According to Barthes, his theories seem to support the initial contention that "the medium is the message" because to him, the medium shapes and controls the scale and form of human association with a particular sign (Barthes). For example, in the process of reading, the medium requires the receiver of the message to interpret and to analyze. As a result of the didactic and interactive thought process required in the action of reading or by which the message is conveyed, the media itself takes on a greater, more poignant meaning with the meaning being enhanced by the actual mode of its delivery. In contrast, Barthes explained that the television is a merely passive activity by which the recipient of the message does not interact; instead, the recipient is a passive observer. The role of the recipient as a passive observer limits the impact that the media and, hence, the media can actually have. In such a sense, the medium is a metaphor for how much meaning one might be able to uncover in a given message. If the medium is one requiring intellectual thought and inquiry, then the media is likely to be interpreted as such; likewise, in the case of television, the corollary holds true.

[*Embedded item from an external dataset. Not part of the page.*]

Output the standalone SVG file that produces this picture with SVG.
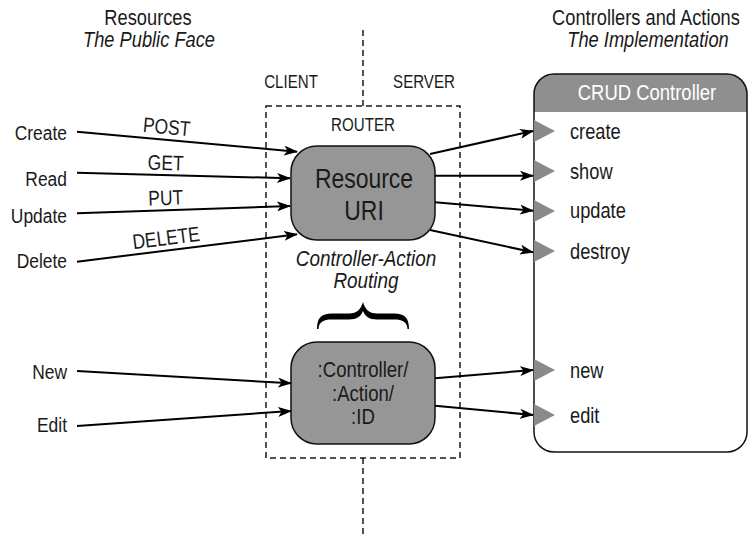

Donna Haraway takes the "medium as the message" statement a few steps further. There is no denying that she sees a powerful connection between the medium and the message. Perhaps, she takes this message a bit too far or a bit too fast (It may just be that I'm not willing to accept her cyborg theory since I'm just beginning to understand the meaning of a cyborg). Specifically, when Haraway wears the hat of media theorist, she sets forth the forward-thinking, modern, and somewhat controversial statement that human beings are so closely linked to the mediums of today that we are actually morphing into half cyborg-half human creatures given our interconnectedness with the medium of computers themselves and their intrustion and/or interconnectedness to our lives: "We are all chimeras, theorized and fabricated hybrids of machine and organism; in short, we are cyborgs" (Haraway 15a0). Haraway continues to define A cyborg as a: cybernetic organism, a hybrid of machine and organism, and a creature of both fiction and lived social reality.